La difícil democracia de Ascenzia

Mauricio Maldonado Muñoz
Buenos Aires, Argentina

La democracia no era, para la gente de la ciudad de Ascenzia, un tradicional ejercicio político de mayorías y elecciones. Por el contrario, en esta ciudad, las castas estaban bien determinadas y los extranjeros eran vistos, todos, como espías. Las personas eran identificadas por el color de su vestimenta y por sus nombres y fechas de nacimiento, las que llevaban inscritas en géneros grabados que colgaban a la altura de su pecho. En Ascenzia las personas comprendidas entre ciertas edades, en las que podían, legalmente, ser gobernantes, eran elegidas por sorteo para ocupar cada semana el cargo de rey y cien más de sus ciudadanos eran sorteados para legislar.

Esta extraña costumbre, que al extranjero visitante parecerá ilusa, le había sido explicada claramente. Se le había dicho que al cabo de un año, en Ascenzia, más de cinco mil ciudadanos habrían participado del gobierno, evitando, además, “los peligros de las camarillas y patrocinios, tan funestos para la libertad cuando el que gobierna permanece durante mucho tiempo en el poder”.

Pero el extranjero era suspicaz y enseguida notó que aquello anulaba la posibilidad de “elección” tan connatural a la democracia. Esto, sin embargo, tampoco se verá como un argumento para la gente de Ascenzia que había advertido, también, que con frecuencia ocurría que en las repúblicas los hombres más honestos y dignos rehuían de la política, por verla infecta e indigna (si acaso esas repúblicas estaban confinadas a contentarse con elegir de entre los menos geniales y los menos íntegros). Pero ello no podía ocurrir en el sistema elegido en la ciudad de Ascenzia, donde la suerte podía lograr -y, en efecto, a veces lograba- que personas virtuosas se hicieran cargo de la cosa pública. Significando, asimismo, una ventaja, porque implicaba un ahorro del “gasto desenfrenado de mentiras y de dinero que se hace en las elecciones comunes”.

¿Pero una semana no era muy poco tiempo para gobernar a una ciudad? Ésta, que a primera vista podía resultar la pregunta definitiva para acabar con la estructura de gobierno de Ascenzia, tampoco era relevante para la gente de esa ciudad, que había notado que si el azar regalaba el poder a un imbécil o a un malvado, el corto tiempo de siete días no le iba a permitir hacer mucho, de modo que si pudiese causar daño, aquel sería necesariamente escaso. A su turno, si el elegido por el sorteo era una persona recta e inteligente, la misma brevedad del tiempo acordado le estimulaba “a proceder prestamente, a efectuar sin demora lo que consideraba útil para el bien común”.
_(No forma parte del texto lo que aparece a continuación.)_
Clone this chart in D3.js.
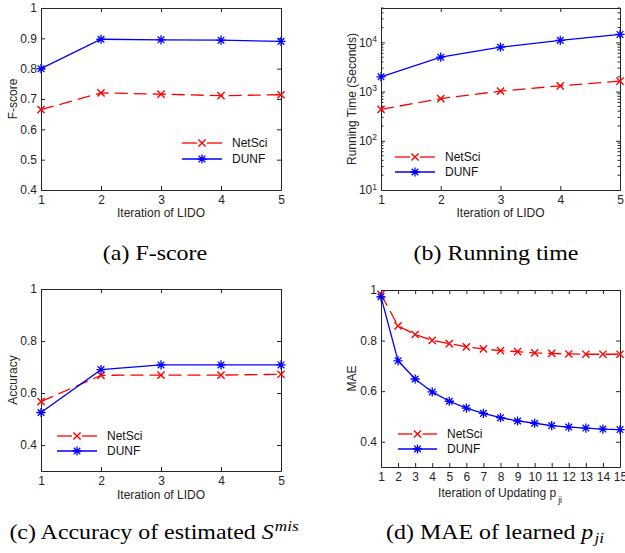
<!DOCTYPE html>
<html><head><meta charset="utf-8">
<script src="https://cdn.jsdelivr.net/npm/d3@7"></script>
<style>body{margin:0;background:#fff} svg{display:block}</style>
</head><body><svg id="c" width="625" height="553"></svg>
<script>
// ---------- data ----------
const lidoIterations = [1, 2, 3, 4, 5];
const updateIterations = [1, 2, 3, 4, 5, 6, 7, 8, 9, 10, 11, 12, 13, 14, 15];
const seriesNames = ["NetSci", "DUNF"];

const fscoreNetSci = [0.665, 0.720, 0.716, 0.711, 0.714];
const fscoreDUNF   = [0.800, 0.897, 0.895, 0.894, 0.890];

const timeNetSci = [435, 720, 1020, 1310, 1630];
const timeDUNF   = [2000, 5000, 8000, 11000, 14500];

const accNetSci = [0.567, 0.668, 0.669, 0.669, 0.672];
const accDUNF   = [0.525, 0.690, 0.708, 0.708, 0.708];

const maeNetSci = [0.983, 0.858, 0.824, 0.801, 0.788, 0.775, 0.767, 0.760, 0.756, 0.751, 0.749, 0.747, 0.746, 0.746, 0.746];
const maeDUNF   = [0.973, 0.720, 0.648, 0.597, 0.560, 0.533, 0.512, 0.495, 0.482, 0.473, 0.464, 0.458, 0.454, 0.450, 0.448];

const fscoreTicks = [0.4, 0.5, 0.6, 0.7, 0.8, 0.9, 1];
const fscoreTickLabels = ["0.4", "0.5", "0.6", "0.7", "0.8", "0.9", "1"];
const accTicks = [0.4, 0.6, 0.8, 1];
const accTickLabels = ["0.4", "0.6", "0.8", "1"];
const timeTicks = [10, 100, 1000, 10000];
const timeTickExponents = ["1", "2", "3", "4"];

// ---------- styling ----------
const AX = "#262626";
const FONT = "'Liberation Sans', Arial, Helvetica, sans-serif";
const SERIF = "'Liberation Serif', 'Times New Roman', serif";
const RED = "#ff0000", BLUE = "#0000ff";
const FS = 12;

const svg = d3.select("#c");

function markerX(g, cx, cy, color) {
  const r = 3.6;
  g.append("path")
    .attr("d", `M${cx - r},${cy - r}L${cx + r},${cy + r}M${cx - r},${cy + r}L${cx + r},${cy - r}`)
    .attr("stroke", color).attr("stroke-width", 1.4).attr("fill", "none");
}
function markerStar(g, cx, cy, color) {
  const r = 4.6, d = r * 0.72;
  g.append("path")
    .attr("d", `M${cx - r},${cy}L${cx + r},${cy}M${cx},${cy - r}L${cx},${cy + r}` +
               `M${cx - d},${cy - d}L${cx + d},${cy + d}M${cx - d},${cy + d}L${cx + d},${cy - d}`)
    .attr("stroke", color).attr("stroke-width", 1.3).attr("fill", "none");
}

function panel(cfg) {
  const g = svg.append("g");
  const x = d3.scaleLinear().domain(cfg.xDomain).range([cfg.left, cfg.right]);
  const y = (cfg.log ? d3.scaleLog() : d3.scaleLinear()).domain(cfg.yDomain).range([cfg.bottom, cfg.top]);

  const tick = 4;
  const style = sel => {
    sel.selectAll("path.domain").attr("stroke", AX).attr("stroke-width", 1);
    sel.selectAll(".tick line").attr("stroke", AX).attr("stroke-width", 1);
    sel.selectAll("text").attr("fill", AX).attr("font-family", FONT).attr("font-size", FS);
  };
  g.append("g").attr("transform", `translate(0,${cfg.bottom})`)
    .call(d3.axisBottom(x).tickValues(cfg.xTicks).tickFormat(d3.format("d")).tickSize(-tick).tickSizeOuter(0).tickPadding(5))
    .call(style);
  g.append("g").attr("transform", `translate(0,${cfg.top})`)
    .call(d3.axisTop(x).tickValues(cfg.xTicks).tickFormat("").tickSize(-tick).tickSizeOuter(0))
    .call(style);
  const yl = g.append("g").attr("transform", `translate(${cfg.left},0)`)
    .call(d3.axisLeft(y).tickValues(cfg.yTicks).tickSize(-tick).tickSizeOuter(0).tickPadding(4)
      .tickFormat((d, i) => cfg.log ? "" : cfg.yTickLabels[i]))
    .call(style);
  g.append("g").attr("transform", `translate(${cfg.right},0)`)
    .call(d3.axisRight(y).tickValues(cfg.yTicks).tickFormat("").tickSize(-tick).tickSizeOuter(0))
    .call(style);

  if (cfg.log) {
    yl.selectAll(".tick text").each(function (d, i) {
      const t = d3.select(this).text(null);
      t.append("tspan").text("10");
      t.append("tspan").attr("dy", "-0.55em").attr("font-size", 8.5).text(timeTickExponents[i]);
    });
    const minor = [];
    for (let e = 1; e <= 4; e++) for (let m = 2; m <= 9; m++) {
      const v = m * Math.pow(10, e);
      if (v <= cfg.yDomain[1]) minor.push(v);
    }
    minor.forEach(v => {
      g.append("line").attr("x1", cfg.left).attr("x2", cfg.left + 2.5)
        .attr("y1", y(v)).attr("y2", y(v)).attr("stroke", AX);
      g.append("line").attr("x1", cfg.right).attr("x2", cfg.right - 2.5)
        .attr("y1", y(v)).attr("y2", y(v)).attr("stroke", AX);
    });
  }

  const xl = g.append("text").attr("x", cfg.xLabelX || (cfg.left + cfg.right) / 2).attr("y", cfg.xLabelY)
    .attr("text-anchor", "middle").attr("font-family", FONT).attr("font-size", FS).attr("fill", AX)
    .text(cfg.xLabel);
  if (cfg.xLabelSub) {
    xl.append("tspan").attr("dy", 6).attr("dx", 2).attr("font-size", 8.5).text(cfg.xLabelSub);
  }
  g.append("text")
    .attr("transform", `translate(${cfg.yLabelX},${(cfg.top + cfg.bottom) / 2}) rotate(-90)`)
    .attr("text-anchor", "middle").attr("font-family", FONT).attr("font-size", FS).attr("fill", AX)
    .text(cfg.yLabel);

  const line = d3.line().x((d, i) => x(cfg.xs[i])).y(d => y(d));
  g.append("path").datum(cfg.a).attr("d", line).attr("fill", "none")
    .attr("stroke", RED).attr("stroke-width", 1.3).attr("stroke-dasharray", "13,6");
  g.append("path").datum(cfg.b).attr("d", line).attr("fill", "none")
    .attr("stroke", BLUE).attr("stroke-width", 1.3);
  cfg.a.forEach((v, i) => markerX(g, x(cfg.xs[i]), y(v), RED));
  cfg.b.forEach((v, i) => markerStar(g, x(cfg.xs[i]), y(v), BLUE));

  const L = cfg.legend;
  [[L.y1, RED, true], [L.y2, BLUE, false]].forEach(([ly, col, dashed], k) => {
    const mx = (L.x0 + L.x1) / 2;
    if (dashed) {
      g.append("line").attr("x1", L.x0).attr("x2", mx - 5).attr("y1", ly).attr("y2", ly)
        .attr("stroke", col).attr("stroke-width", 1.3);
      g.append("line").attr("x1", mx + 5).attr("x2", L.x1).attr("y1", ly).attr("y2", ly)
        .attr("stroke", col).attr("stroke-width", 1.3);
      markerX(g, mx, ly, col);
    } else {
      g.append("line").attr("x1", L.x0).attr("x2", L.x1).attr("y1", ly).attr("y2", ly)
        .attr("stroke", col).attr("stroke-width", 1.3);
      markerStar(g, mx, ly, col);
    }
    g.append("text").attr("x", L.tx).attr("y", ly).attr("dy", "0.36em")
      .attr("font-family", FONT).attr("font-size", FS).attr("fill", "#111").text(seriesNames[k]);
  });
}

panel({
  left: 41, right: 281, top: 8, bottom: 190,
  xDomain: [1, 5], xTicks: lidoIterations, xs: lidoIterations,
  yDomain: [0.4, 1], yTicks: fscoreTicks, yTickLabels: fscoreTickLabels,
  a: fscoreNetSci, b: fscoreDUNF,
  xLabel: "Iteration of LIDO", xLabelY: 217, yLabel: "F-score", yLabelX: 17,
  legend: { x0: 182, x1: 222, tx: 232, y1: 143, y2: 159 }
});
panel({
  left: 381, right: 620, top: 8, bottom: 190, log: true,
  xDomain: [1, 5], xTicks: lidoIterations, xs: lidoIterations,
  yDomain: [10, 50000], yTicks: timeTicks,
  a: timeNetSci, b: timeDUNF,
  xLabel: "Iteration of LIDO", xLabelY: 217, yLabel: "Running Time (Seconds)", yLabelX: 356,
  legend: { x0: 395, x1: 435, tx: 445, y1: 157, y2: 172 }
});
panel({
  left: 41, right: 281, top: 289, bottom: 471,
  xDomain: [1, 5], xTicks: lidoIterations, xs: lidoIterations,
  yDomain: [0.3, 1], yTicks: accTicks, yTickLabels: accTickLabels,
  a: accNetSci, b: accDUNF,
  xLabel: "Iteration of LIDO", xLabelY: 499, yLabel: "Accuracy", yLabelX: 17,
  legend: { x0: 57, x1: 97, tx: 107, y1: 436, y2: 451 }
});
panel({
  left: 381, right: 620, top: 290, bottom: 467,
  xDomain: [1, 15], xTicks: updateIterations, xs: updateIterations,
  yDomain: [0.3, 1], yTicks: accTicks, yTickLabels: accTickLabels,
  a: maeNetSci, b: maeDUNF,
  xLabel: "Iteration of Updating p", xLabelSub: "ji", xLabelX: 500, xLabelY: 497, yLabel: "MAE", yLabelX: 356,
  legend: { x0: 398, x1: 437, tx: 447, y1: 434, y2: 449 }
});

// captions
function caption(cx, cy, parts) {
  const t = svg.append("text")
    .attr("transform", `translate(${cx},${cy}) scale(1.14,1)`)
    .attr("text-anchor", "middle")
    .attr("font-family", SERIF).attr("font-size", 21).attr("fill", "#000");
  parts.forEach(p => {
    const s = t.append("tspan").text(p.t);
    if (p.italic) s.attr("font-style", "italic");
    if (p.size) s.attr("font-size", p.size);
    if (p.dy) s.attr("dy", p.dy);
    if (p.dx) s.attr("dx", p.dx);
  });
}
caption(155, 260, [{ t: "(a) F-score" }]);
caption(496, 260, [{ t: "(b) Running time" }]);
caption(154, 539, [{ t: "(c) Accuracy of estimated " }, { t: "S", italic: true }, { t: "mis", italic: true, size: 15, dy: -8, dx: 1 }]);
caption(495, 539, [{ t: "(d) MAE of learned " }, { t: "p", italic: true }, { t: "ji", italic: true, size: 15, dy: 4, dx: 1 }]);
</script></body></html>
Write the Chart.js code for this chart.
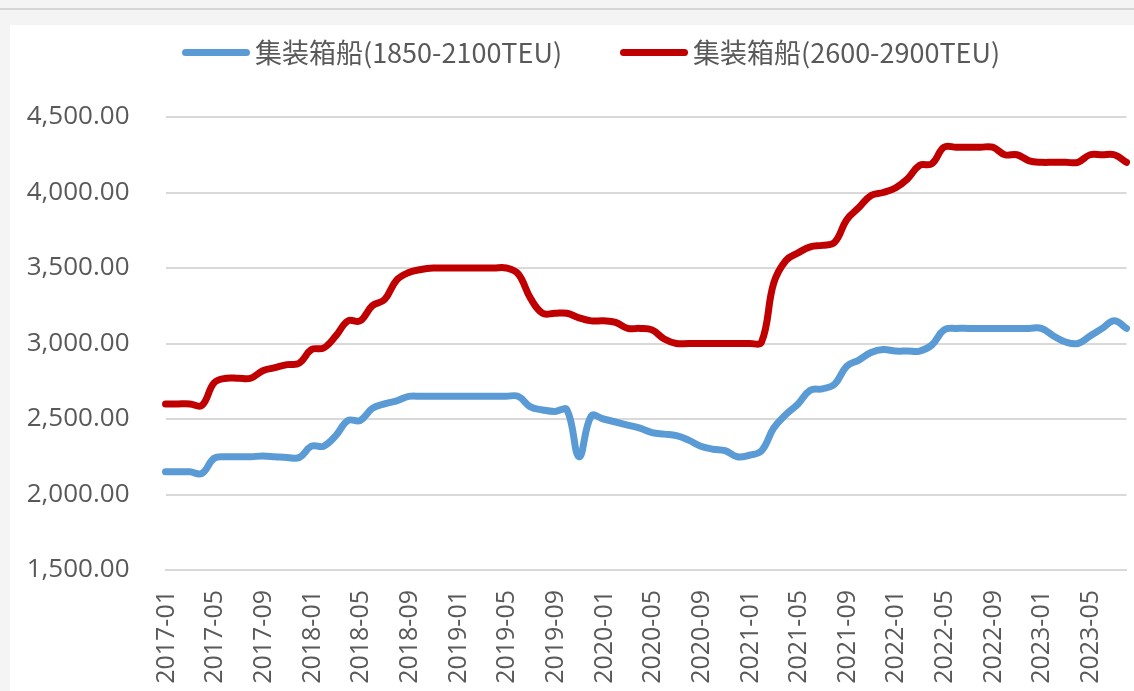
<!DOCTYPE html>
<html>
<head>
<meta charset="utf-8">
<script src="https://cdn.jsdelivr.net/npm/chart.js@4.4.0/dist/chart.umd.min.js"></script>
<style>
  html, body { margin: 0; padding: 0; width: 1134px; height: 691px; overflow: hidden; background: #f4f4f4; }
  #topline { position: absolute; left: 0; top: 8px; width: 1134px; height: 2px; background: #d6d6d6; }
  #panel { position: absolute; left: 10px; top: 25px; width: 1124px; height: 666px; background: #fff; }
  #legend { position: absolute; left: 172px; top: 9px; display: flex; align-items: center;
            font-family: "Noto Sans CJK SC", sans-serif; font-size: 27px; line-height: 36px; color: #595959; }
  .item { display: flex; align-items: center; margin-right: 58px; }
  .swatch { width: 68px; height: 7px; border-radius: 4px; margin-right: 5px; }
  canvas { position: absolute; left: 0; top: 0; }
</style>
</head>
<body>
<div id="topline"></div>
<div id="panel">
  <canvas id="chart" width="1124" height="666"></canvas>
  <div id="legend"></div>
</div>
<script>
const months = [
  "2017-01","2017-02","2017-03","2017-04","2017-05","2017-06","2017-07","2017-08","2017-09","2017-10","2017-11","2017-12",
  "2018-01","2018-02","2018-03","2018-04","2018-05","2018-06","2018-07","2018-08","2018-09","2018-10","2018-11","2018-12",
  "2019-01","2019-02","2019-03","2019-04","2019-05","2019-06","2019-07","2019-08","2019-09","2019-10","2019-11","2019-12",
  "2020-01","2020-02","2020-03","2020-04","2020-05","2020-06","2020-07","2020-08","2020-09","2020-10","2020-11","2020-12",
  "2021-01","2021-02","2021-03","2021-04","2021-05","2021-06","2021-07","2021-08","2021-09","2021-10","2021-11","2021-12",
  "2022-01","2022-02","2022-03","2022-04","2022-05","2022-06","2022-07","2022-08","2022-09","2022-10","2022-11","2022-12",
  "2023-01","2023-02","2023-03","2023-04","2023-05","2023-06","2023-07","2023-08"
];

// 集装箱船(1850-2100TEU)
const small = [
  2150,2150,2150,2140,2240,2250,2250,2250,2255,2250,2245,2245,
  2320,2320,2390,2490,2490,2570,2600,2620,2650,2650,2650,2650,
  2650,2650,2650,2650,2650,2650,2580,2560,2550,2560,2250,2520,
  2500,2480,2460,2440,2410,2400,2390,2360,2320,2300,2290,2250,
  2260,2290,2440,2530,2600,2690,2700,2730,2850,2890,2940,2960,
  2950,2950,2950,2990,3090,3100,3100,3100,3100,3100,3100,3100,
  3100,3050,3010,3000,3050,3100,3150,3100
];

// 集装箱船(2600-2900TEU)
const large = [
  2600,2600,2600,2590,2740,2770,2770,2770,2820,2840,2860,2870,
  2960,2970,3050,3150,3150,3250,3290,3420,3470,3490,3500,3500,
  3500,3500,3500,3500,3500,3460,3300,3200,3200,3200,3170,3150,
  3150,3140,3100,3100,3090,3030,3000,3000,3000,3000,3000,3000,
  3000,3010,3400,3550,3600,3640,3650,3670,3820,3900,3980,4000,
  4030,4090,4180,4190,4300,4300,4300,4300,4300,4250,4250,4210,
  4200,4200,4200,4200,4250,4250,4250,4200
];

const seriesNames = ["集装箱船(1850-2100TEU)", "集装箱船(2600-2900TEU)"];
const seriesColors = ["#5b9bd5", "#c00000"];
const yTicks = [1500, 2000, 2500, 3000, 3500, 4000, 4500];

const xFont = { family: "'Open Sans', sans-serif", size: 25 };
const yFont = { family: "'Open Sans', sans-serif", size: 26 };

function makeSet(i, data) {
  return {
    label: seriesNames[i],
    data: data,
    borderColor: seriesColors[i],
    backgroundColor: seriesColors[i],
    borderWidth: 7,
    borderCapStyle: "round",
    borderJoinStyle: "round",
    pointRadius: 0,
    tension: 0.4
  };
}

const chart = new Chart(document.getElementById("chart"), {
  type: "line",
  data: {
    labels: months,
    datasets: [makeSet(0, small), makeSet(1, large)]
  },
  options: {
    responsive: false,
    animation: false,
    layout: { padding: { top: 92, right: 7.5, left: 0, bottom: 0 } },
    plugins: { legend: { display: false }, tooltip: { enabled: false } },
    scales: {
      x: {
        grid: { display: false, drawTicks: false },
        border: { display: true, color: "#d9d9d9", width: 2 },
        ticks: {
          autoSkip: false,
          minRotation: 90,
          maxRotation: 90,
          padding: 20,
          labelOffset: 1,
          color: "#595959",
          font: xFont,
          callback: function (v, i) { return i % 4 === 0 ? months[i] : null; }
        },
        afterFit: function (s) { s.height = 121; s.paddingRight = 0; s.paddingLeft = 0; }
      },
      y: {
        min: 1500,
        max: 4500,
        afterBuildTicks: function (s) { s.ticks = yTicks.map(v => ({ value: v })); },
        grid: { color: "#d9d9d9", lineWidth: 2, drawTicks: false },
        border: { display: false },
        ticks: {
          padding: 36,
          color: "#595959",
          font: yFont,
          callback: v => v.toLocaleString("en-US", { minimumFractionDigits: 2, maximumFractionDigits: 2 })
        },
        afterFit: function (s) { s.width = 155.5; }
      }
    }
  }
});

// html legend built from the datasets
const legendEl = document.getElementById("legend");
chart.data.datasets.forEach(ds => {
  const item = document.createElement("div");
  item.className = "item";
  const sw = document.createElement("span");
  sw.className = "swatch";
  sw.style.background = ds.borderColor;
  const txt = document.createElement("span");
  txt.textContent = ds.label;
  item.appendChild(sw);
  item.appendChild(txt);
  legendEl.appendChild(item);
});
</script>
</body>
</html>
El extranjero, quien visitaba Ascenzia, es el personaje más importante del relato 32 de Giovanni Papini en su obra “Libro Negro (conversaciones del señor Gog)”.

No es de extrañarse, pienso yo, que el extranjero, a quién acompañó siempre un delegado del rey, se hubiera marchado de la ciudad “asaltado por la curiosidad y lleno de estupor”. No otra hubiera sido la consecuencia de ver a una ciudad tan desnuda de las convenciones que se tragan algunas repúblicas sólo para no señalar su propia dejadez, su falta de defensas, sus mentiras endémicas, sus gobernantes ‘promisorios’ en aquellos lugares donde, en todo caso, si la felicidad es más que nada imaginaria, como en aquel cuento: “Un pequeño paraíso”, de Julio Cortázar, entonces qué importará lo realmente relevante, si no hay más que esperar a “una nueva generación” para que se mezcle con esa misma masa, para recibir esa falsa felicidad, en cuya consecuencia se dirá “habrá fiestas y habrá cantos y habrá bailes”.